══ MATERIAL SUPPLIED
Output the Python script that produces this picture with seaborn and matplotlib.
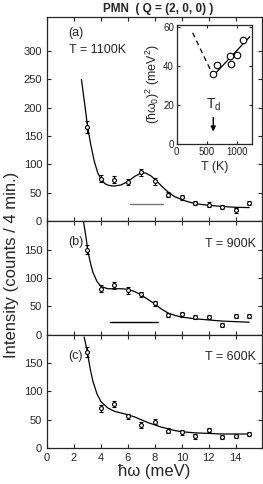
import numpy as np
import matplotlib
matplotlib.use("Agg")
import matplotlib.pyplot as plt
import seaborn as sns

sns.set_style("ticks")
plt.rcParams['font.family'] = ['Liberation Sans', 'DejaVu Sans']
plt.rcParams['mathtext.fontset'] = 'custom'
plt.rcParams['mathtext.rm'] = 'Liberation Sans'
plt.rcParams['mathtext.it'] = 'Liberation Sans:italic'
plt.rcParams['xtick.direction'] = 'in'
plt.rcParams['ytick.direction'] = 'in'

# ---- data ----
energy = [3, 4, 5, 6, 7, 8, 9, 10, 11, 12, 13, 14, 15]

int_1100 = [166, 75, 73, 69, 86, 70, 47, 42, 32, 29, 25, 19, 32]
err_1100 = [10, 6, 6, 6, 6, 6, 5, 5, 4, 4, 4, 4, 4]
int_900 = [150, 81, 87, 78, 71, 55, 35, 36, 31, 31, 17, 33, 33]
err_900 = [8, 6, 6, 6, 5, 5, 4, 4, 4, 4, 4, 4, 4]
int_600 = [170, 70, 78, 56, 41, 47, 31, 28, 21, 32, 20, 21, 25]
err_600 = [9, 6, 6, 5, 5, 5, 4, 4, 4, 4, 3, 3, 3]

# fitted curves
fit_e_1100 = [2.55, 2.8, 3.0, 3.25, 3.5, 3.75, 4.0, 4.3, 4.6, 5.0, 5.5, 6.0, 6.5,
              7.0, 7.3, 7.7, 8.0, 8.5, 9.0, 9.5, 10.0, 10.5, 11.0, 12.0, 13.0, 14.0, 15.0]
fit_i_1100 = [250, 205, 168, 134, 106, 86, 74, 66, 63, 62, 64, 70, 79,
              85, 85, 80, 74, 62, 51, 43, 38, 34, 31, 28, 26, 24.5, 24]
fit_e_900 = [2.7, 2.9, 3.0, 3.2, 3.4, 3.7, 4.0, 4.5, 5.0, 5.5, 6.0, 6.5, 7.0,
             7.5, 8.0, 8.5, 9.0, 9.5, 10.0, 11.0, 12.0, 13.0, 14.0, 15.0]
fit_i_900 = [200, 170, 152, 128, 110, 94, 85, 81, 81, 81, 80, 76, 70,
             62, 54, 45, 38, 34, 31, 28, 26, 24, 23, 22]
fit_e_600 = [2.75, 2.9, 3.0, 3.2, 3.4, 3.7, 4.0, 4.5, 5.0, 5.5, 6.0, 6.5, 7.0,
             7.5, 8.0, 8.5, 9.0, 9.5, 10.0, 11.0, 12.0, 13.0, 14.0, 15.0]
fit_i_600 = [196, 180, 168, 140, 118, 96, 82, 71, 65, 62, 59, 55, 50,
             45, 41, 37, 34, 31, 29, 27, 26, 25, 25, 25]

# resolution bars (start, end, level)
res_a = [6.15, 8.6, 31]
res_b = [4.65, 8.25, 23]

# inset: squared soft-mode energy vs temperature
inset_T = [606, 671, 876, 904, 997, 1106]
inset_w2 = [36, 40.3, 45, 41, 45.5, 53.4]
solid_T = [606, 1213]
solid_w2 = [35, 55]
dash_T = [264, 606]
dash_w2 = [57, 35]
T_d = 606

temps = ["T = 1100K", "T = 900K", "T = 600K"]
panel_tags = ["(a)", "(b)", "(c)"]

# ---- figure ----
fig = plt.figure(figsize=(2.63, 4.84), dpi=100)
gs = fig.add_gridspec(3, 1, height_ratios=[360, 200, 200], hspace=0,
                      left=0.179, right=0.996, top=0.965, bottom=0.074)
axes = [fig.add_subplot(gs[i]) for i in range(3)]

sets = [(int_1100, err_1100, fit_e_1100, fit_i_1100),
        (int_900, err_900, fit_e_900, fit_i_900),
        (int_600, err_600, fit_e_600, fit_i_600)]
ytops = [360, 200, 200]
yticks = [[0, 50, 100, 150, 200, 250, 300], [0, 50, 100, 150], [0, 50, 100, 150]]

for i, ax in enumerate(axes):
    vals, errs, fe, fi = sets[i]
    sns.lineplot(x=fe, y=fi, ax=ax, color='black', lw=0.9, sort=False)
    ax.errorbar(energy, vals, yerr=errs, fmt='o', ms=2.8, mfc='white', mec='black',
                mew=0.8, ecolor='black', elinewidth=0.8, capsize=1.5, capthick=0.8)
    ax.set_xlim(0, 15.95)
    ax.set_ylim(0, ytops[i])
    ax.set_xticks(range(0, 16, 2))
    ax.set_yticks(yticks[i])
    ax.tick_params(top=True, right=True, labelsize=8, length=3, width=0.8)
    for sp in ax.spines.values():
        sp.set_linewidth(0.9)
    ax.text(0.1, 0.92 if i == 0 else 0.815, panel_tags[i], transform=ax.transAxes,
            fontsize=9, ha='left', va='center')
    if i == 0:
        ax.text(0.1, 0.84, temps[i], transform=ax.transAxes, fontsize=9,
                ha='left', va='center')
    else:
        ax.text(0.97, 0.8, temps[i], transform=ax.transAxes, fontsize=9,
                ha='right', va='center')
    if i < 2:
        ax.tick_params(labelbottom=False)

axes[0].plot(res_a[:2], [res_a[2]] * 2, color='0.45', lw=1.0)
axes[1].plot(res_b[:2], [res_b[2]] * 2, color='black', lw=1.0)

axes[2].set_xlabel("ħω (meV)", fontsize=12, labelpad=1)
fig.text(0.045, 0.452, "Intensity (counts / 4 min.)", rotation=90,
         fontsize=12, ha='center', va='center')
fig.text(0.6, 0.982, "PMN  ( Q = (2, 0, 0) )", fontsize=8.5, fontweight='bold',
         ha='center', va='center')

# inset
ins = fig.add_axes([0.672, 0.7025, 0.2863, 0.2459])
ins.plot(solid_T, solid_w2, color='black', lw=0.9)
ins.plot(dash_T, dash_w2, color='black', lw=0.9, ls=(0, (4, 3)))
sns.scatterplot(x=inset_T, y=inset_w2, ax=ins, marker='o', s=22,
                facecolor='white', edgecolor='black', linewidth=0.8, zorder=3)
ins.set_xlim(0, 1250)
ins.set_ylim(0, 61)
ins.set_xticks([0, 500, 1000])
ins.set_yticks([0, 20, 40, 60])
ins.tick_params(top=True, right=True, labelsize=7, length=2.5, width=0.8, pad=2)
for sp in ins.spines.values():
    sp.set_linewidth(0.9)
ins.set_xlabel("T (K)", fontsize=9, labelpad=3)
ins.set_ylabel("(ħω$_\\mathrm{0}$)$^\\mathrm{2}$ (meV$^\\mathrm{2}$)", fontsize=9, labelpad=1)
ins.text(T_d, 20, "T$_\\mathrm{d}$", fontsize=10, ha='center', va='center')
ins.annotate("", xy=(T_d, 5), xytext=(T_d, 15),
             arrowprops=dict(arrowstyle='-|>', color='black', lw=1.0,
                             mutation_scale=7))

fig.savefig("out.png", dpi=100)
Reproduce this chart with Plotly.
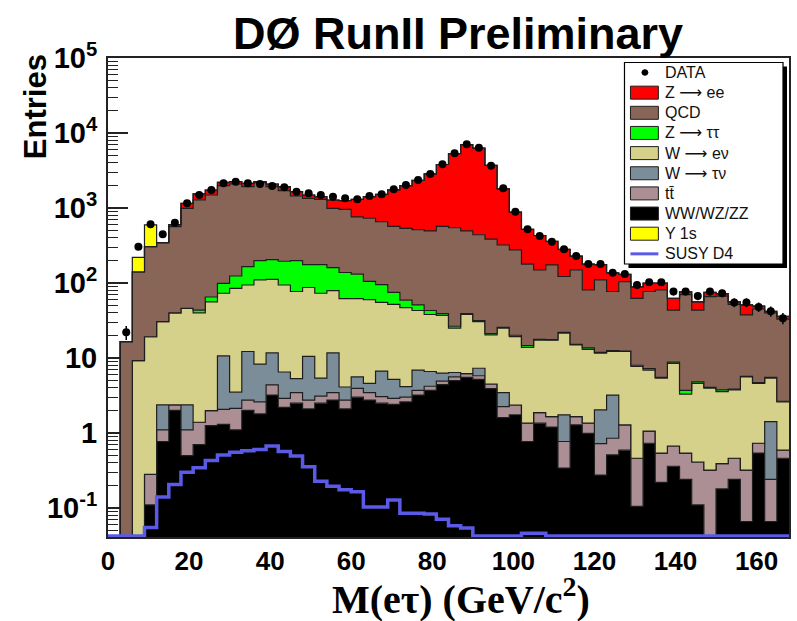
════
▸ **STATED EXERCISE**
Repeat every record precisely. Any picture among them stays out of the copy.

▸ **CORRECT RESULT**
Output the Python script that produces this picture with seaborn and matplotlib.
import numpy as np
import matplotlib
matplotlib.use("Agg")
import matplotlib.pyplot as plt
import seaborn as sns

sns.set_style("ticks")
plt.rcParams['font.family'] = ['Liberation Sans', 'DejaVu Sans']
plt.rcParams['mathtext.fontset'] = 'custom'
plt.rcParams['mathtext.rm'] = 'Liberation Sans'
plt.rcParams['mathtext.it'] = 'Liberation Sans:italic'
plt.rcParams['xtick.direction'] = 'in'
plt.rcParams['ytick.direction'] = 'in'

# ---- data ----
energy = [3, 4, 5, 6, 7, 8, 9, 10, 11, 12, 13, 14, 15]

int_1100 = [166, 75, 73, 69, 86, 70, 47, 42, 32, 29, 25, 19, 32]
err_1100 = [10, 6, 6, 6, 6, 6, 5, 5, 4, 4, 4, 4, 4]
int_900 = [150, 81, 87, 78, 71, 55, 35, 36, 31, 31, 17, 33, 33]
err_900 = [8, 6, 6, 6, 5, 5, 4, 4, 4, 4, 4, 4, 4]
int_600 = [170, 70, 78, 56, 41, 47, 31, 28, 21, 32, 20, 21, 25]
err_600 = [9, 6, 6, 5, 5, 5, 4, 4, 4, 4, 3, 3, 3]

# fitted curves
fit_e_1100 = [2.55, 2.8, 3.0, 3.25, 3.5, 3.75, 4.0, 4.3, 4.6, 5.0, 5.5, 6.0, 6.5,
              7.0, 7.3, 7.7, 8.0, 8.5, 9.0, 9.5, 10.0, 10.5, 11.0, 12.0, 13.0, 14.0, 15.0]
fit_i_1100 = [250, 205, 168, 134, 106, 86, 74, 66, 63, 62, 64, 70, 79,
              85, 85, 80, 74, 62, 51, 43, 38, 34, 31, 28, 26, 24.5, 24]
fit_e_900 = [2.7, 2.9, 3.0, 3.2, 3.4, 3.7, 4.0, 4.5, 5.0, 5.5, 6.0, 6.5, 7.0,
             7.5, 8.0, 8.5, 9.0, 9.5, 10.0, 11.0, 12.0, 13.0, 14.0, 15.0]
fit_i_900 = [200, 170, 152, 128, 110, 94, 85, 81, 81, 81, 80, 76, 70,
             62, 54, 45, 38, 34, 31, 28, 26, 24, 23, 22]
fit_e_600 = [2.75, 2.9, 3.0, 3.2, 3.4, 3.7, 4.0, 4.5, 5.0, 5.5, 6.0, 6.5, 7.0,
             7.5, 8.0, 8.5, 9.0, 9.5, 10.0, 11.0, 12.0, 13.0, 14.0, 15.0]
fit_i_600 = [196, 180, 168, 140, 118, 96, 82, 71, 65, 62, 59, 55, 50,
             45, 41, 37, 34, 31, 29, 27, 26, 25, 25, 25]

# resolution bars (start, end, level)
res_a = [6.15, 8.6, 31]
res_b = [4.65, 8.25, 23]

# inset: squared soft-mode energy vs temperature
inset_T = [606, 671, 876, 904, 997, 1106]
inset_w2 = [36, 40.3, 45, 41, 45.5, 53.4]
solid_T = [606, 1213]
solid_w2 = [35, 55]
dash_T = [264, 606]
dash_w2 = [57, 35]
T_d = 606

temps = ["T = 1100K", "T = 900K", "T = 600K"]
panel_tags = ["(a)", "(b)", "(c)"]

# ---- figure ----
fig = plt.figure(figsize=(2.63, 4.84), dpi=100)
gs = fig.add_gridspec(3, 1, height_ratios=[360, 200, 200], hspace=0,
                      left=0.179, right=0.996, top=0.965, bottom=0.074)
axes = [fig.add_subplot(gs[i]) for i in range(3)]

sets = [(int_1100, err_1100, fit_e_1100, fit_i_1100),
        (int_900, err_900, fit_e_900, fit_i_900),
        (int_600, err_600, fit_e_600, fit_i_600)]
ytops = [360, 200, 200]
yticks = [[0, 50, 100, 150, 200, 250, 300], [0, 50, 100, 150], [0, 50, 100, 150]]

for i, ax in enumerate(axes):
    vals, errs, fe, fi = sets[i]
    sns.lineplot(x=fe, y=fi, ax=ax, color='black', lw=0.9, sort=False)
    ax.errorbar(energy, vals, yerr=errs, fmt='o', ms=2.8, mfc='white', mec='black',
                mew=0.8, ecolor='black', elinewidth=0.8, capsize=1.5, capthick=0.8)
    ax.set_xlim(0, 15.95)
    ax.set_ylim(0, ytops[i])
    ax.set_xticks(range(0, 16, 2))
    ax.set_yticks(yticks[i])
    ax.tick_params(top=True, right=True, labelsize=8, length=3, width=0.8)
    for sp in ax.spines.values():
        sp.set_linewidth(0.9)
    ax.text(0.1, 0.92 if i == 0 else 0.815, panel_tags[i], transform=ax.transAxes,
            fontsize=9, ha='left', va='center')
    if i == 0:
        ax.text(0.1, 0.84, temps[i], transform=ax.transAxes, fontsize=9,
                ha='left', va='center')
    else:
        ax.text(0.97, 0.8, temps[i], transform=ax.transAxes, fontsize=9,
                ha='right', va='center')
    if i < 2:
        ax.tick_params(labelbottom=False)

axes[0].plot(res_a[:2], [res_a[2]] * 2, color='0.45', lw=1.0)
axes[1].plot(res_b[:2], [res_b[2]] * 2, color='black', lw=1.0)

axes[2].set_xlabel("ħω (meV)", fontsize=12, labelpad=1)
fig.text(0.045, 0.452, "Intensity (counts / 4 min.)", rotation=90,
         fontsize=12, ha='center', va='center')
fig.text(0.6, 0.982, "PMN  ( Q = (2, 0, 0) )", fontsize=8.5, fontweight='bold',
         ha='center', va='center')

# inset
ins = fig.add_axes([0.672, 0.7025, 0.2863, 0.2459])
ins.plot(solid_T, solid_w2, color='black', lw=0.9)
ins.plot(dash_T, dash_w2, color='black', lw=0.9, ls=(0, (4, 3)))
sns.scatterplot(x=inset_T, y=inset_w2, ax=ins, marker='o', s=22,
                facecolor='white', edgecolor='black', linewidth=0.8, zorder=3)
ins.set_xlim(0, 1250)
ins.set_ylim(0, 61)
ins.set_xticks([0, 500, 1000])
ins.set_yticks([0, 20, 40, 60])
ins.tick_params(top=True, right=True, labelsize=7, length=2.5, width=0.8, pad=2)
for sp in ins.spines.values():
    sp.set_linewidth(0.9)
ins.set_xlabel("T (K)", fontsize=9, labelpad=3)
ins.set_ylabel("(ħω$_\\mathrm{0}$)$^\\mathrm{2}$ (meV$^\\mathrm{2}$)", fontsize=9, labelpad=1)
ins.text(T_d, 20, "T$_\\mathrm{d}$", fontsize=10, ha='center', va='center')
ins.annotate("", xy=(T_d, 5), xytext=(T_d, 15),
             arrowprops=dict(arrowstyle='-|>', color='black', lw=1.0,
                             mutation_scale=7))

fig.savefig("out.png", dpi=100)
Reproduce this chart with Plotly.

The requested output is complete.